**Task goal:** Restate the whole of the material. Keep every word, and drop the pictures.

**Supplied information:**
§

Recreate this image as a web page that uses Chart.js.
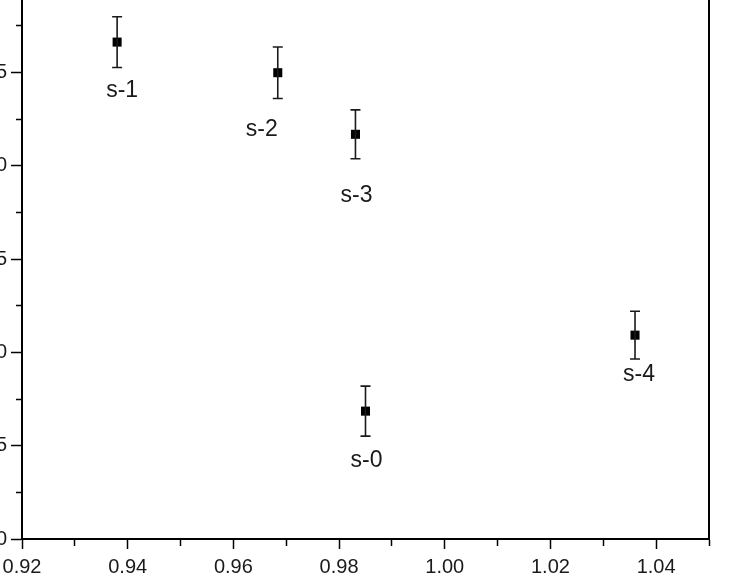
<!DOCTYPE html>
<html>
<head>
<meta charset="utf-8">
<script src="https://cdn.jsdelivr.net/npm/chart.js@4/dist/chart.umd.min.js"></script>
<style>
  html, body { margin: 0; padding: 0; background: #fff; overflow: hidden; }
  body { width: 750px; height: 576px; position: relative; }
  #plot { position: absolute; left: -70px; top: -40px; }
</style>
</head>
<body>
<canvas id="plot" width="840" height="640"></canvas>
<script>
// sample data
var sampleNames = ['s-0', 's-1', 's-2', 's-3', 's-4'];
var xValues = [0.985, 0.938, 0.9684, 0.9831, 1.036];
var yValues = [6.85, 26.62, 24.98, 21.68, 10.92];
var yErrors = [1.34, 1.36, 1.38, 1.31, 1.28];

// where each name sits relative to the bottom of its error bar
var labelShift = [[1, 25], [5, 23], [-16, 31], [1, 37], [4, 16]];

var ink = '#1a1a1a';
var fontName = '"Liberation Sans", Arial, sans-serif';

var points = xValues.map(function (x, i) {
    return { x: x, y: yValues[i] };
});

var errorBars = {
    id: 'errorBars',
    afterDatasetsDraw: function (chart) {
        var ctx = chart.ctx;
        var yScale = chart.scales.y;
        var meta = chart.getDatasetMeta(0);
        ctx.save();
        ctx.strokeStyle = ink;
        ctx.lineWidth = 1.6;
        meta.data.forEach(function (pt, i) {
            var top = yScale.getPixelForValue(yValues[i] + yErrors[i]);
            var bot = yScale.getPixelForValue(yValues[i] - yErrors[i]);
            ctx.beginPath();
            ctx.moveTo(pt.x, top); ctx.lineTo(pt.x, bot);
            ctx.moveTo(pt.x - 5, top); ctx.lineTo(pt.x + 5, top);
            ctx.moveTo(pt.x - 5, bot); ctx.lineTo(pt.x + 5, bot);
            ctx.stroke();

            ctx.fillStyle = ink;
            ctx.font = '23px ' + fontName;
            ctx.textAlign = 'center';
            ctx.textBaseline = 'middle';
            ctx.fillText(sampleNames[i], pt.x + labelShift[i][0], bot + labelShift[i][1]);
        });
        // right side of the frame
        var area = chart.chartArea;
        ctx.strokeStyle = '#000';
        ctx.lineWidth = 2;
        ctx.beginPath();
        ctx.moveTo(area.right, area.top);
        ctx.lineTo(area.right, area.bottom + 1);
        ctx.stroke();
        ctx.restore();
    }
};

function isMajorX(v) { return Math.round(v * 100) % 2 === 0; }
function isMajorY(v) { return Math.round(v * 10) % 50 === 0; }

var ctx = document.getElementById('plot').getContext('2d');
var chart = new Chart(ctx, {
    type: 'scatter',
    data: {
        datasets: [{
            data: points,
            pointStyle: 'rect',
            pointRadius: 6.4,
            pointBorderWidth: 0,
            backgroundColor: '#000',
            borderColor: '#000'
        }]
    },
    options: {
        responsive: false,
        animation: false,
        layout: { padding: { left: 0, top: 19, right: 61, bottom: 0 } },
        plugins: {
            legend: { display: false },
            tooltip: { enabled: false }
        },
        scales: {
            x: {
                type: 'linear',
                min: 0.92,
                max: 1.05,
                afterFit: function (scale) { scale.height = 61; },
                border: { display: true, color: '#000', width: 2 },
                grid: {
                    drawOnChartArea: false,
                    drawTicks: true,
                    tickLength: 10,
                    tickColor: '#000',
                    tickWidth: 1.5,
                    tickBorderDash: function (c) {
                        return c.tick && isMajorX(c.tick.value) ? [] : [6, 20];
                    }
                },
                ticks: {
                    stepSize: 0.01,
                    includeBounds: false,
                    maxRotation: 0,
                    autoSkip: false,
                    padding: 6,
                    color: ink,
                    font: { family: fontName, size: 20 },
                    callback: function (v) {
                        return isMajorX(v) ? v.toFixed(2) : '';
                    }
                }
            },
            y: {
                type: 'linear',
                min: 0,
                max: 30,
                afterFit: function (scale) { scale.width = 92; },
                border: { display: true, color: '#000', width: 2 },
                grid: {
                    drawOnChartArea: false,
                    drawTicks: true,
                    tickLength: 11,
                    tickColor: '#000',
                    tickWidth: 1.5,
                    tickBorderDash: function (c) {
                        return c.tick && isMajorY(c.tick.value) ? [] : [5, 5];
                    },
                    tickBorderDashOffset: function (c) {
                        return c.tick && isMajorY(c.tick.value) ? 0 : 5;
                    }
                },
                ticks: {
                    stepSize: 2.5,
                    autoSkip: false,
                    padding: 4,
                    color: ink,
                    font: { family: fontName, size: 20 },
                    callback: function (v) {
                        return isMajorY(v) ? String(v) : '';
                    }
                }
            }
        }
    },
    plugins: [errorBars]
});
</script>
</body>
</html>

§

**Answer to this problem:**
Recreate this image as a web page that uses Chart.js.
<!DOCTYPE html>
<html>
<head>
<meta charset="utf-8">
<script src="https://cdn.jsdelivr.net/npm/chart.js@4/dist/chart.umd.min.js"></script>
<style>
  html, body { margin: 0; padding: 0; background: #fff; overflow: hidden; }
  body { width: 750px; height: 576px; position: relative; }
  #plot { position: absolute; left: -70px; top: -40px; }
</style>
</head>
<body>
<canvas id="plot" width="840" height="640"></canvas>
<script>
// sample data
var sampleNames = ['s-0', 's-1', 's-2', 's-3', 's-4'];
var xValues = [0.985, 0.938, 0.9684, 0.9831, 1.036];
var yValues = [6.85, 26.62, 24.98, 21.68, 10.92];
var yErrors = [1.34, 1.36, 1.38, 1.31, 1.28];

// where each name sits relative to the bottom of its error bar
var labelShift = [[1, 25], [5, 23], [-16, 31], [1, 37], [4, 16]];

var ink = '#1a1a1a';
var fontName = '"Liberation Sans", Arial, sans-serif';

var points = xValues.map(function (x, i) {
    return { x: x, y: yValues[i] };
});

var errorBars = {
    id: 'errorBars',
    afterDatasetsDraw: function (chart) {
        var ctx = chart.ctx;
        var yScale = chart.scales.y;
        var meta = chart.getDatasetMeta(0);
        ctx.save();
        ctx.strokeStyle = ink;
        ctx.lineWidth = 1.6;
        meta.data.forEach(function (pt, i) {
            var top = yScale.getPixelForValue(yValues[i] + yErrors[i]);
            var bot = yScale.getPixelForValue(yValues[i] - yErrors[i]);
            ctx.beginPath();
            ctx.moveTo(pt.x, top); ctx.lineTo(pt.x, bot);
            ctx.moveTo(pt.x - 5, top); ctx.lineTo(pt.x + 5, top);
            ctx.moveTo(pt.x - 5, bot); ctx.lineTo(pt.x + 5, bot);
            ctx.stroke();

            ctx.fillStyle = ink;
            ctx.font = '23px ' + fontName;
            ctx.textAlign = 'center';
            ctx.textBaseline = 'middle';
            ctx.fillText(sampleNames[i], pt.x + labelShift[i][0], bot + labelShift[i][1]);
        });
        // right side of the frame
        var area = chart.chartArea;
        ctx.strokeStyle = '#000';
        ctx.lineWidth = 2;
        ctx.beginPath();
        ctx.moveTo(area.right, area.top);
        ctx.lineTo(area.right, area.bottom + 1);
        ctx.stroke();
        ctx.restore();
    }
};

function isMajorX(v) { return Math.round(v * 100) % 2 === 0; }
function isMajorY(v) { return Math.round(v * 10) % 50 === 0; }

var ctx = document.getElementById('plot').getContext('2d');
var chart = new Chart(ctx, {
    type: 'scatter',
    data: {
        datasets: [{
            data: points,
            pointStyle: 'rect',
            pointRadius: 6.4,
            pointBorderWidth: 0,
            backgroundColor: '#000',
            borderColor: '#000'
        }]
    },
    options: {
        responsive: false,
        animation: false,
        layout: { padding: { left: 0, top: 19, right: 61, bottom: 0 } },
        plugins: {
            legend: { display: false },
            tooltip: { enabled: false }
        },
        scales: {
            x: {
                type: 'linear',
                min: 0.92,
                max: 1.05,
                afterFit: function (scale) { scale.height = 61; },
                border: { display: true, color: '#000', width: 2 },
                grid: {
                    drawOnChartArea: false,
                    drawTicks: true,
                    tickLength: 10,
                    tickColor: '#000',
                    tickWidth: 1.5,
                    tickBorderDash: function (c) {
                        return c.tick && isMajorX(c.tick.value) ? [] : [6, 20];
                    }
                },
                ticks: {
                    stepSize: 0.01,
                    includeBounds: false,
                    maxRotation: 0,
                    autoSkip: false,
                    padding: 6,
                    color: ink,
                    font: { family: fontName, size: 20 },
                    callback: function (v) {
                        return isMajorX(v) ? v.toFixed(2) : '';
                    }
                }
            },
            y: {
                type: 'linear',
                min: 0,
                max: 30,
                afterFit: function (scale) { scale.width = 92; },
                border: { display: true, color: '#000', width: 2 },
                grid: {
                    drawOnChartArea: false,
                    drawTicks: true,
                    tickLength: 11,
                    tickColor: '#000',
                    tickWidth: 1.5,
                    tickBorderDash: function (c) {
                        return c.tick && isMajorY(c.tick.value) ? [] : [5, 5];
                    },
                    tickBorderDashOffset: function (c) {
                        return c.tick && isMajorY(c.tick.value) ? 0 : 5;
                    }
                },
                ticks: {
                    stepSize: 2.5,
                    autoSkip: false,
                    padding: 4,
                    color: ink,
                    font: { family: fontName, size: 20 },
                    callback: function (v) {
                        return isMajorY(v) ? String(v) : '';
                    }
                }
            }
        }
    },
    plugins: [errorBars]
});
</script>
</body>
</html>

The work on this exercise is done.